== What this task involves ==
From the very first line of the data to the line containing "427, 412, 340];", retype everything exactly, leaving the pictures behind.

----------

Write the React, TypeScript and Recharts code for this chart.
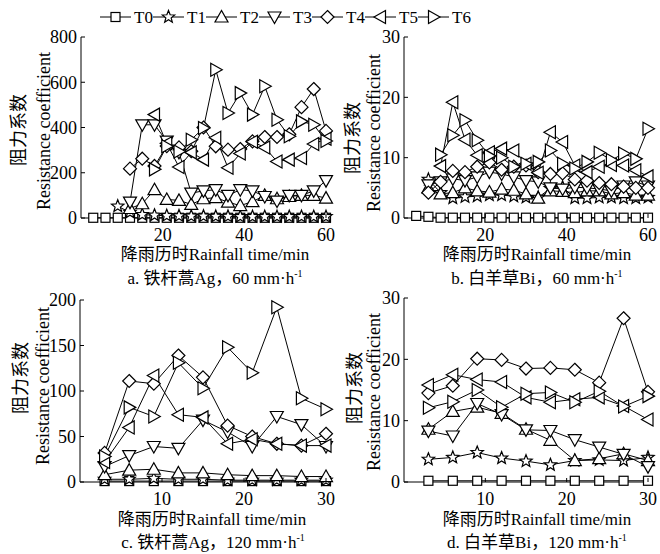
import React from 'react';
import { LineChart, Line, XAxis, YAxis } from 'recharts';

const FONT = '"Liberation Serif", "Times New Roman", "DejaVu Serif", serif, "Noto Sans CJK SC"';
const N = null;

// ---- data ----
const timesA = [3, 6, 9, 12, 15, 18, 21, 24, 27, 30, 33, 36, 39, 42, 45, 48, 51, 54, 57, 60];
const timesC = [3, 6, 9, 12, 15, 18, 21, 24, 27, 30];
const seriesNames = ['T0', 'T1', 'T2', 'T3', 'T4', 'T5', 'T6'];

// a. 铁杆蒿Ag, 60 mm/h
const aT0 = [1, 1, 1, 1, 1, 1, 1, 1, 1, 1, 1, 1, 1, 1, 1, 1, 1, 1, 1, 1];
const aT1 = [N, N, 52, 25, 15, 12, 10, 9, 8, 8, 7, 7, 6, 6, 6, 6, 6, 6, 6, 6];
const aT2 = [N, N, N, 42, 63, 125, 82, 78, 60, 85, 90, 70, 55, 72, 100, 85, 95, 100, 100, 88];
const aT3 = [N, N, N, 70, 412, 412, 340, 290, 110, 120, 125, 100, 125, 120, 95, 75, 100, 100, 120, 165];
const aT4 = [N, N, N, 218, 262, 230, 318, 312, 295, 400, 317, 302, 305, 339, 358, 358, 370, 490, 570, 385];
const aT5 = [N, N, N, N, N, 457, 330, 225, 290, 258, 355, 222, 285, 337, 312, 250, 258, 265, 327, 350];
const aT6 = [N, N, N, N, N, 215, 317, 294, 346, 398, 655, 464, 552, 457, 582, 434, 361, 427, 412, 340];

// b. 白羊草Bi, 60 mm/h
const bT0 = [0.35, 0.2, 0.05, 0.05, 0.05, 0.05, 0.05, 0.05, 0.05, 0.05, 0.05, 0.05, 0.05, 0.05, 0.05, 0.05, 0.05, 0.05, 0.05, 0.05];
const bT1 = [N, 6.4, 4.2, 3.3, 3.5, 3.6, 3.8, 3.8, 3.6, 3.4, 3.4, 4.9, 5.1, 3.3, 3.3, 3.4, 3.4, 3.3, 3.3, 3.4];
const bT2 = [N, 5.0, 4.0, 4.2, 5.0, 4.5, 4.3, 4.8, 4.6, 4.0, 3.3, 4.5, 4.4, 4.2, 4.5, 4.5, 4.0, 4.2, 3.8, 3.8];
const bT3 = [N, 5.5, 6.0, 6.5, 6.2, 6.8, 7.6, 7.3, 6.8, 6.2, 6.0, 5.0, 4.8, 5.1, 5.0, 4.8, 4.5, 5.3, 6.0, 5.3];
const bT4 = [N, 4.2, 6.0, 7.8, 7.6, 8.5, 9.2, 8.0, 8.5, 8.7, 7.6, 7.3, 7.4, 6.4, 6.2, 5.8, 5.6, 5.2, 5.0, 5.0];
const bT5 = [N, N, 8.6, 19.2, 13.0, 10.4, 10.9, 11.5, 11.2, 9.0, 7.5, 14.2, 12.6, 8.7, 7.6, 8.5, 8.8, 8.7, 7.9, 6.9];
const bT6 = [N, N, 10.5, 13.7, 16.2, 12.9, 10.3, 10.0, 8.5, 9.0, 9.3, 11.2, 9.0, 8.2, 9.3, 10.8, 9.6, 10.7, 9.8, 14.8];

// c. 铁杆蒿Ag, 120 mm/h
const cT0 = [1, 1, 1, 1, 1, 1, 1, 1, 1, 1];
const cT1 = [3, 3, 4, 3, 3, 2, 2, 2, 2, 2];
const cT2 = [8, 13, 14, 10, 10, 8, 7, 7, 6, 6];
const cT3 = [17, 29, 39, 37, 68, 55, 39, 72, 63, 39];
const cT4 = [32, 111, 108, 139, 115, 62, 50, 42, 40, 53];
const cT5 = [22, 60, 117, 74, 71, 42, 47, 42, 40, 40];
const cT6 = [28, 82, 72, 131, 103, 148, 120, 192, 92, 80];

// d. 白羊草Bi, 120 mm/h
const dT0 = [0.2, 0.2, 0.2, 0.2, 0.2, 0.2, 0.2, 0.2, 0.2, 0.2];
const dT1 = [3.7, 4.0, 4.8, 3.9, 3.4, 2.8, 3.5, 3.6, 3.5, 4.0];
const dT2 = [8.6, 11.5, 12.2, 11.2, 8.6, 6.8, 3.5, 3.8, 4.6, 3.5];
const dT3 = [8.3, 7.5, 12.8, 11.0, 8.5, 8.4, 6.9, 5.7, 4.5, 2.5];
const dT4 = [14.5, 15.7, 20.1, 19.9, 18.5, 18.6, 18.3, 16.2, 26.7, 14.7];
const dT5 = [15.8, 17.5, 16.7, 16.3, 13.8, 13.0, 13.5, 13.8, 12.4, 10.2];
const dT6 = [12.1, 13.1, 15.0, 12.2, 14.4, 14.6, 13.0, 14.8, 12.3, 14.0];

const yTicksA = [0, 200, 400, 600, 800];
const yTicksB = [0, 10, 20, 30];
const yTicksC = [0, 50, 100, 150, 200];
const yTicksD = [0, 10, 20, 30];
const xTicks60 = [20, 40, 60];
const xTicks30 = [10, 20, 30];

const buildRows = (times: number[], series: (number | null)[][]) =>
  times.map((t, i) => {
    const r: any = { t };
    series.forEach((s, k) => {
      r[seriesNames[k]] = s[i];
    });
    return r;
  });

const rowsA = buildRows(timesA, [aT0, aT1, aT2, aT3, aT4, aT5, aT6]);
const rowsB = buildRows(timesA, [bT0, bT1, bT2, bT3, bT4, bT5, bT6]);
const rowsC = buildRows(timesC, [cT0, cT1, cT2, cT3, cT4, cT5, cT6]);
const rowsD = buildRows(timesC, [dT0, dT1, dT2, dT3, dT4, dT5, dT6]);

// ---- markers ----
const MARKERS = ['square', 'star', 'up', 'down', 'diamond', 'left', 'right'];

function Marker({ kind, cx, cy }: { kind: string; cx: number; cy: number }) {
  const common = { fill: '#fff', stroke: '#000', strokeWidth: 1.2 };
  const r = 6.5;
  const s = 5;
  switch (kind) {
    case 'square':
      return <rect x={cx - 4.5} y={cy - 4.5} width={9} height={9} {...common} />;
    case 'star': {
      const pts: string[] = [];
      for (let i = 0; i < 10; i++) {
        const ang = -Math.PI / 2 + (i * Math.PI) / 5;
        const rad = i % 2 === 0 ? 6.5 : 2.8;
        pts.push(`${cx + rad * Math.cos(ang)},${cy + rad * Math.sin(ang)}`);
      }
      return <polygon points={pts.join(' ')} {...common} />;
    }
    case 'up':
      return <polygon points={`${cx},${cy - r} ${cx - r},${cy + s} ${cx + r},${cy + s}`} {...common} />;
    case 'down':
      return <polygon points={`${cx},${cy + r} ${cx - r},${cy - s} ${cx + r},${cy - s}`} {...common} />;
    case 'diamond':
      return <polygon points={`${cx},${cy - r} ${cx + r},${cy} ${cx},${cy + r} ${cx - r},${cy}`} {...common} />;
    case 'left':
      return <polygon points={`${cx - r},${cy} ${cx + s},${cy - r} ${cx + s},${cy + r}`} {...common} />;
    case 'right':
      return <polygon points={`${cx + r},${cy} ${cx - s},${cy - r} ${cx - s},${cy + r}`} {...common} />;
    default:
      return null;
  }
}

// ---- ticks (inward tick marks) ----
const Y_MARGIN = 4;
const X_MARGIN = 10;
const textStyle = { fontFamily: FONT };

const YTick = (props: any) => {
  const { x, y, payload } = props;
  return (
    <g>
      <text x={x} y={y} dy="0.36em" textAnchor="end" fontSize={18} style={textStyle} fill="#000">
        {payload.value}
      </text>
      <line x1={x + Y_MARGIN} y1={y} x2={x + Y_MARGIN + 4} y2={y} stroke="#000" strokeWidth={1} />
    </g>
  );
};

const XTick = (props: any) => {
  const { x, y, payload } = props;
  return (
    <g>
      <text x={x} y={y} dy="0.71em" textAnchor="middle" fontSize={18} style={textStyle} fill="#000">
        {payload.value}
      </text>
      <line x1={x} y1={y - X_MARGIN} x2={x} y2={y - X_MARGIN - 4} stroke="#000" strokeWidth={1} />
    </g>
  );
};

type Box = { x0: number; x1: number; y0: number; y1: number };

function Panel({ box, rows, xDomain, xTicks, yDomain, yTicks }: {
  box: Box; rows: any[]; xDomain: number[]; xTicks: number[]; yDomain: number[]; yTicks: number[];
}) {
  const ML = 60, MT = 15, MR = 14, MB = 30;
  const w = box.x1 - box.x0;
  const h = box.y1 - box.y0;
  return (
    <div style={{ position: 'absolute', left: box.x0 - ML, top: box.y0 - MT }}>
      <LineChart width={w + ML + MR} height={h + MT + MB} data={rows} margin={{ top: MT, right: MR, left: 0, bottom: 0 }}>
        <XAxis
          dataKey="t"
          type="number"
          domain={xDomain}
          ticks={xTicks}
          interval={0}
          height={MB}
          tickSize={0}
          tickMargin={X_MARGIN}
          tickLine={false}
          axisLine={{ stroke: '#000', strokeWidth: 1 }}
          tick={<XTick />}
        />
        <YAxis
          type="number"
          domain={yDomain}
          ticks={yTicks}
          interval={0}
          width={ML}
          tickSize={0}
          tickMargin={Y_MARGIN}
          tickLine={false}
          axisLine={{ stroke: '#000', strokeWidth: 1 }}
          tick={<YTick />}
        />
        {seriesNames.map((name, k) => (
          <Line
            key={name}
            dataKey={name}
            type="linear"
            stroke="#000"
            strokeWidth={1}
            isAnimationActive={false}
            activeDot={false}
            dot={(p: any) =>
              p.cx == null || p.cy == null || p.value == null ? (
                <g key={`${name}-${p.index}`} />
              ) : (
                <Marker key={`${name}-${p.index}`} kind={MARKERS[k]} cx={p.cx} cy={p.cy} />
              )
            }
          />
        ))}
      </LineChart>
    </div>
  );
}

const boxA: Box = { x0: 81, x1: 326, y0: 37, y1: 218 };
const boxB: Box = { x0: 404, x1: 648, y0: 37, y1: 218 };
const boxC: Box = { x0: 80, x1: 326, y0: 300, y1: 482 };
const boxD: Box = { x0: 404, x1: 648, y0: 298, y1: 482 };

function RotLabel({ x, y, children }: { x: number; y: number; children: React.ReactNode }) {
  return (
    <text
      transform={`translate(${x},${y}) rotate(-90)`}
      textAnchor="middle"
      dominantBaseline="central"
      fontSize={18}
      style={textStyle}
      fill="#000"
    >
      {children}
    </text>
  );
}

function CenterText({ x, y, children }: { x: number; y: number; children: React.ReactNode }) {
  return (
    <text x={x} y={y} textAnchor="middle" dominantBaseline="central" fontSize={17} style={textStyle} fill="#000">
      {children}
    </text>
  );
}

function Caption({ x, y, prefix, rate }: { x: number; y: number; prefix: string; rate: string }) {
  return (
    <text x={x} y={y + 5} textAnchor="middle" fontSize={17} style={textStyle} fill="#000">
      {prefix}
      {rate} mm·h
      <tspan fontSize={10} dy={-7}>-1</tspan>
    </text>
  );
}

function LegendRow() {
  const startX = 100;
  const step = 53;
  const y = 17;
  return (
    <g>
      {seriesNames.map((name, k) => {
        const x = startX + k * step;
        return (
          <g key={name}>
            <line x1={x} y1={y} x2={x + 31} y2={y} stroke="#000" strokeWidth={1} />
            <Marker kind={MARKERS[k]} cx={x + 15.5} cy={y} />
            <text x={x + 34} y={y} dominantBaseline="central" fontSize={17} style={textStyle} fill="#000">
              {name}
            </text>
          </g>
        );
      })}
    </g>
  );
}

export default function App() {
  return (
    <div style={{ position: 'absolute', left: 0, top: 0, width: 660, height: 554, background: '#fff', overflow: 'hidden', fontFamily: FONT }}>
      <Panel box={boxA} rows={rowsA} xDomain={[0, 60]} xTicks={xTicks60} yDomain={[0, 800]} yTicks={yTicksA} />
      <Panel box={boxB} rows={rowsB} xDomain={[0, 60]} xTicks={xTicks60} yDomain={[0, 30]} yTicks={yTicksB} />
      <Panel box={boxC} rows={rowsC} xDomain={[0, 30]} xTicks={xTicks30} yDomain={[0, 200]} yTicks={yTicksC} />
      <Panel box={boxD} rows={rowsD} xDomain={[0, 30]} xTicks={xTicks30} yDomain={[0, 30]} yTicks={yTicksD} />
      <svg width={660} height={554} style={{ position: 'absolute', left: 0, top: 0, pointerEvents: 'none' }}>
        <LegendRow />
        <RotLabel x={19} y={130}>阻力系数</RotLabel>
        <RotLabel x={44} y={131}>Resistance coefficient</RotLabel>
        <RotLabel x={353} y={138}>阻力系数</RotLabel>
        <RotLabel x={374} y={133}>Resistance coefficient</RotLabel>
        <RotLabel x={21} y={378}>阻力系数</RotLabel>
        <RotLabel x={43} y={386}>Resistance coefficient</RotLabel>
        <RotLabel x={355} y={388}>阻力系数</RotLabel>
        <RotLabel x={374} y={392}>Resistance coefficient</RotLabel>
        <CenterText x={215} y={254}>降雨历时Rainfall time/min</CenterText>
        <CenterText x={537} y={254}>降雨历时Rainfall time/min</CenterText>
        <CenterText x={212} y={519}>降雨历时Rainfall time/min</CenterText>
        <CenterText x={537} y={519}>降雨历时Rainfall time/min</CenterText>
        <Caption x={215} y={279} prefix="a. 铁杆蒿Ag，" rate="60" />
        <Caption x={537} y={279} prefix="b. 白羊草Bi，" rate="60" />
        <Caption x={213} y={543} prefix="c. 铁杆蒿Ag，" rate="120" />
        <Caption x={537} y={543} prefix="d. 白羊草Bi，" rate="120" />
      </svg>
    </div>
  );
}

----------

== Task output ==
Write the React, TypeScript and Recharts code for this chart.
import React from 'react';
import { LineChart, Line, XAxis, YAxis } from 'recharts';

const FONT = '"Liberation Serif", "Times New Roman", "DejaVu Serif", serif, "Noto Sans CJK SC"';
const N = null;

// ---- data ----
const timesA = [3, 6, 9, 12, 15, 18, 21, 24, 27, 30, 33, 36, 39, 42, 45, 48, 51, 54, 57, 60];
const timesC = [3, 6, 9, 12, 15, 18, 21, 24, 27, 30];
const seriesNames = ['T0', 'T1', 'T2', 'T3', 'T4', 'T5', 'T6'];

// a. 铁杆蒿Ag, 60 mm/h
const aT0 = [1, 1, 1, 1, 1, 1, 1, 1, 1, 1, 1, 1, 1, 1, 1, 1, 1, 1, 1, 1];
const aT1 = [N, N, 52, 25, 15, 12, 10, 9, 8, 8, 7, 7, 6, 6, 6, 6, 6, 6, 6, 6];
const aT2 = [N, N, N, 42, 63, 125, 82, 78, 60, 85, 90, 70, 55, 72, 100, 85, 95, 100, 100, 88];
const aT3 = [N, N, N, 70, 412, 412, 340, 290, 110, 120, 125, 100, 125, 120, 95, 75, 100, 100, 120, 165];
const aT4 = [N, N, N, 218, 262, 230, 318, 312, 295, 400, 317, 302, 305, 339, 358, 358, 370, 490, 570, 385];
const aT5 = [N, N, N, N, N, 457, 330, 225, 290, 258, 355, 222, 285, 337, 312, 250, 258, 265, 327, 350];
const aT6 = [N, N, N, N, N, 215, 317, 294, 346, 398, 655, 464, 552, 457, 582, 434, 361, 427, 412, 340];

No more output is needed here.